+++ INFORMATION SHOWN

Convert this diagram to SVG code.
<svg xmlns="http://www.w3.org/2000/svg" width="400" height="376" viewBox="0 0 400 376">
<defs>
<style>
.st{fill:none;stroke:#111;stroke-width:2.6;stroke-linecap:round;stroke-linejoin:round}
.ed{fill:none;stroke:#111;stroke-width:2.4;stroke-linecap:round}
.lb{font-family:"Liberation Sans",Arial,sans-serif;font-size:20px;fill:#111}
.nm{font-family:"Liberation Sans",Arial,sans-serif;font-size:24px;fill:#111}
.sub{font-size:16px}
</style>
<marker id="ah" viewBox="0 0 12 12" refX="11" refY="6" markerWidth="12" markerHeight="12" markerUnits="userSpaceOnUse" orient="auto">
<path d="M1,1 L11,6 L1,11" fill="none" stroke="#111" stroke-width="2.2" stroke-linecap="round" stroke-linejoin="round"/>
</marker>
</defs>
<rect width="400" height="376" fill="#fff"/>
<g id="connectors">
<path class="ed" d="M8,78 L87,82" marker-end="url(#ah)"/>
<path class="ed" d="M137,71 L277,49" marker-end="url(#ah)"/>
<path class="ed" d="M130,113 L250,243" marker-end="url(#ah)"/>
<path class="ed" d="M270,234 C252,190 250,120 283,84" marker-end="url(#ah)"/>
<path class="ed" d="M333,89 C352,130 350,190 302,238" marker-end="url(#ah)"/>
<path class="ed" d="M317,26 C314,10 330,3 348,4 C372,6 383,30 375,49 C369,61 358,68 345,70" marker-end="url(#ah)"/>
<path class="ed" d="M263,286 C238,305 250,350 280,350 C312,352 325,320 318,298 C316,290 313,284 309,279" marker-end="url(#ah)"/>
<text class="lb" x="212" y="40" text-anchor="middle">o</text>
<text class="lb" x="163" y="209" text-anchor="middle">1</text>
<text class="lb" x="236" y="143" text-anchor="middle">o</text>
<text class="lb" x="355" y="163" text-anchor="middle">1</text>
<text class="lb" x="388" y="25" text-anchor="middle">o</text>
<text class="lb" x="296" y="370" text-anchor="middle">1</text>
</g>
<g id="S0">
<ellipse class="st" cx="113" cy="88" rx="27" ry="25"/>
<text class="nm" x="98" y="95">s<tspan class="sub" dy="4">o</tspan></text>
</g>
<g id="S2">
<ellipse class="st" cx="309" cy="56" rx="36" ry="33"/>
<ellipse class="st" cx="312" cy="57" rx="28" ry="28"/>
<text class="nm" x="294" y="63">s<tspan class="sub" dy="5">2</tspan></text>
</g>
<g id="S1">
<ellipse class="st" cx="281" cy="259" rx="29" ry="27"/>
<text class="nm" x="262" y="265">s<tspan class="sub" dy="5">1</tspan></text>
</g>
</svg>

++++++

Transcribe the data above in full, exactly.

▸ **RESULT FOR THIS TASK**:
Convert this diagram to SVG code.
<svg xmlns="http://www.w3.org/2000/svg" width="400" height="376" viewBox="0 0 400 376">
<defs>
<style>
.st{fill:none;stroke:#111;stroke-width:2.6;stroke-linecap:round;stroke-linejoin:round}
.ed{fill:none;stroke:#111;stroke-width:2.4;stroke-linecap:round}
.lb{font-family:"Liberation Sans",Arial,sans-serif;font-size:20px;fill:#111}
.nm{font-family:"Liberation Sans",Arial,sans-serif;font-size:24px;fill:#111}
.sub{font-size:16px}
</style>
<marker id="ah" viewBox="0 0 12 12" refX="11" refY="6" markerWidth="12" markerHeight="12" markerUnits="userSpaceOnUse" orient="auto">
<path d="M1,1 L11,6 L1,11" fill="none" stroke="#111" stroke-width="2.2" stroke-linecap="round" stroke-linejoin="round"/>
</marker>
</defs>
<rect width="400" height="376" fill="#fff"/>
<g id="connectors">
<path class="ed" d="M8,78 L87,82" marker-end="url(#ah)"/>
<path class="ed" d="M137,71 L277,49" marker-end="url(#ah)"/>
<path class="ed" d="M130,113 L250,243" marker-end="url(#ah)"/>
<path class="ed" d="M270,234 C252,190 250,120 283,84" marker-end="url(#ah)"/>
<path class="ed" d="M333,89 C352,130 350,190 302,238" marker-end="url(#ah)"/>
<path class="ed" d="M317,26 C314,10 330,3 348,4 C372,6 383,30 375,49 C369,61 358,68 345,70" marker-end="url(#ah)"/>
<path class="ed" d="M263,286 C238,305 250,350 280,350 C312,352 325,320 318,298 C316,290 313,284 309,279" marker-end="url(#ah)"/>
<text class="lb" x="212" y="40" text-anchor="middle">o</text>
<text class="lb" x="163" y="209" text-anchor="middle">1</text>
<text class="lb" x="236" y="143" text-anchor="middle">o</text>
<text class="lb" x="355" y="163" text-anchor="middle">1</text>
<text class="lb" x="388" y="25" text-anchor="middle">o</text>
<text class="lb" x="296" y="370" text-anchor="middle">1</text>
</g>
<g id="S0">
<ellipse class="st" cx="113" cy="88" rx="27" ry="25"/>
<text class="nm" x="98" y="95">s<tspan class="sub" dy="4">o</tspan></text>
</g>
<g id="S2">
<ellipse class="st" cx="309" cy="56" rx="36" ry="33"/>
<ellipse class="st" cx="312" cy="57" rx="28" ry="28"/>
<text class="nm" x="294" y="63">s<tspan class="sub" dy="5">2</tspan></text>
</g>
<g id="S1">
<ellipse class="st" cx="281" cy="259" rx="29" ry="27"/>
<text class="nm" x="262" y="265">s<tspan class="sub" dy="5">1</tspan></text>
</g>
</svg>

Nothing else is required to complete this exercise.